É preciso dizê-lo claramente: Maria João Fernandes criou um estilo revolucionário e inconfundível que influenciou e marcou indelevelmente a História da Crítica de Arte praticada em Portugal. Um estilo marcadamente poético o seu? Por certo. Não esqueçamos que ela é, antes de mais, poeta. O exercício crítico, a abordagem interpretativa, misto de racional e intuitiva, vem depois, eivada, como não podia deixar de ser, dessa linguagem que faz parte da sua própria essência.

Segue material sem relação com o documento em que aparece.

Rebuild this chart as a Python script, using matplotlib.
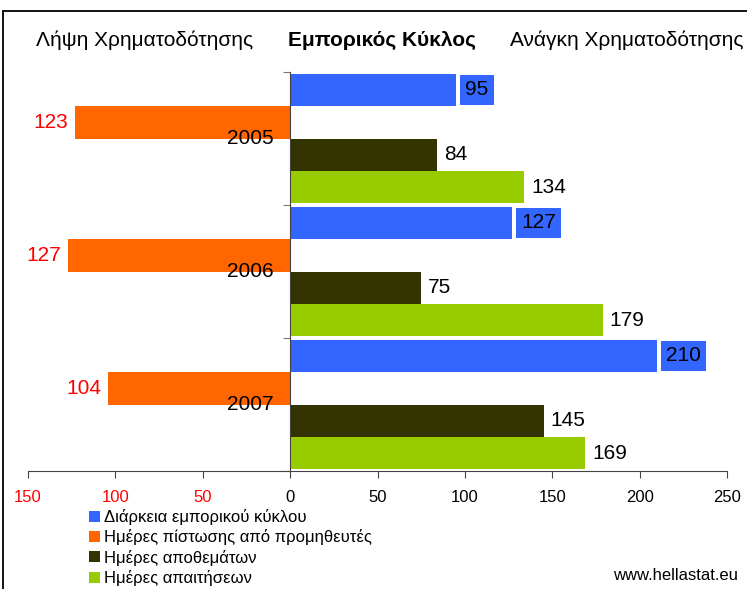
import numpy as np
import matplotlib.pyplot as plt
from matplotlib.patches import Patch, Rectangle

plt.rcParams['font.family'] = ['Liberation Sans', 'DejaVu Sans']

years = ['2005', '2006', '2007']
cycle = [95, 127, 210]          # Διάρκεια εμπορικού κύκλου
credit = [123, 127, 104]        # Ημέρες πίστωσης από προμηθευτές
inventory = [84, 75, 145]       # Ημέρες αποθεμάτων
receivables = [134, 179, 169]   # Ημέρες απαιτήσεων

series_names = ['Διάρκεια εμπορικού κύκλου', 'Ημέρες πίστωσης από προμηθευτές',
                'Ημέρες αποθεμάτων', 'Ημέρες απαιτήσεων']
colors = ['#3366FF', '#FF6600', '#333300', '#99CC00']
xticks = [-150, -100, -50, 0, 50, 100, 150, 200, 250]

fig = plt.figure(figsize=(7.47, 5.89), dpi=100)
ax = fig.add_axes([28/747, 1 - 471/589, 699/747, 399/589])

gw = 4.1  # group height in slots
base = np.arange(len(years)) * gw + 0.05
signed = [cycle, [-v for v in credit], inventory, receivables]
for j, vals in enumerate(signed):
    ax.barh(base + j + 0.5, vals, height=1.0, color=colors[j])

# value labels
fs = 15
for i in range(len(years)):
    y0 = base[i]
    ax.annotate(str(cycle[i]), (cycle[i], y0 + 0.5), xytext=(6.5, 0), textcoords='offset points',
                ha='left', va='center', fontsize=fs,
                bbox=dict(boxstyle='square,pad=0.25', fc=colors[0], ec='none'))
    ax.annotate(str(credit[i]), (-credit[i], y0 + 1.5), xytext=(-5, 0), textcoords='offset points',
                ha='right', va='center', fontsize=fs, color='#FF0000')
    ax.annotate(str(inventory[i]), (inventory[i], y0 + 2.5), xytext=(5, 0), textcoords='offset points',
                ha='left', va='center', fontsize=fs)
    ax.annotate(str(receivables[i]), (receivables[i], y0 + 3.5), xytext=(5, 0), textcoords='offset points',
                ha='left', va='center', fontsize=fs)
    ax.annotate(years[i], (0, y0 + 2.0), xytext=(-12, 0), textcoords='offset points',
                ha='right', va='center', fontsize=fs)

ax.set_xlim(-150, 250)
ax.set_ylim(len(years) * gw, 0)
ax.set_xticks(xticks)
ax.set_xticklabels([str(abs(t)) for t in xticks], fontsize=12)
for lab, t in zip(ax.get_xticklabels(), xticks):
    lab.set_color('#FF0000' if t < 0 else 'black')
ax.tick_params(axis='x', direction='out', length=5, pad=9, color='#444444')

ax.spines['left'].set_position(('data', 0))
ax.spines['top'].set_visible(False)
ax.spines['right'].set_visible(False)
ax.spines['left'].set_color('#444444')
ax.spines['bottom'].set_color('#444444')
ax.set_yticks(np.arange(len(years) + 1) * gw)
ax.set_yticklabels([])
ax.tick_params(axis='y', direction='out', length=5, color='#777777')

# header texts
fig.text(145/747, 1 - 40/589, 'Λήψη Χρηματοδότησης', ha='center', va='center', fontsize=15)
fig.text(382/747, 1 - 40/589, 'Εμπορικός Κύκλος', ha='center', va='center', fontsize=15, fontweight='bold')
fig.text(627/747, 1 - 40/589, 'Ανάγκη Χρηματοδότησης', ha='center', va='center', fontsize=15)

handles = [Patch(facecolor=c, edgecolor='none') for c in colors]
fig.legend(handles, series_names, loc='upper left', bbox_to_anchor=(89/747, 1 - 509/589),
           frameon=False, fontsize=12, handlelength=0.66, handleheight=0.66,
           handletextpad=0.25, labelspacing=0.26, borderpad=0, borderaxespad=0)

fig.text(738/747, 1 - 576/589, 'www.hellastat.eu', ha='right', va='center', fontsize=12)

fig.patches.append(Rectangle((3/747, -0.05), 1.1, 1 - 11/589 + 0.05, transform=fig.transFigure,
                             fill=False, ec='black', lw=1.3))

fig.savefig('out.png', dpi=100)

O grande mérito desta exposição será permitir dar forma visual e plástica, na sua dupla faceta, crítica e poética, a um pensamento que vem evoluindo há cerca de 40 anos com o sentido de uma grande reflexão sobre o imaginário da arte contemporânea alimentado pela poesia, sua original e primordial fonte. Imaginário com expressão nos diversos capítulos da belíssima mostra agora patente em Castelo Branco, outros tantos capítulos de uma obra importantíssima e dispersa que importa reunir e publicar.
Como importa definir o destino de uma coleção, testemunho de uma obra e da diversidade de correntes da arte do nosso tempo.
Castelo Branco tem hoje, uma vez mais, a oportunidade, depois da proposta que em 2016 Maria João Fernandes fez à cidade, de acolher este valiosíssimo espólio, em colaboração agora na sua nova formulação, com o Ministério da Cultura. Criando um novo espaço, ou aproveitando um espaço adequado já existente, em que as obras da sua coleção fossem a estrutura crítica, de um conjunto mais vasto, vindo das reservas do Museu do Chiado e eventualmente de outros Museus, e também das reservas existentes na cidade.
Castelo Branco ficaria a ganhar no presente e no futuro, dando forma a um pioneiro e exemplar projeto de descentralização cultural que iria colocar esta cidade no circuito das capitais da arte em Portugal e na Europa.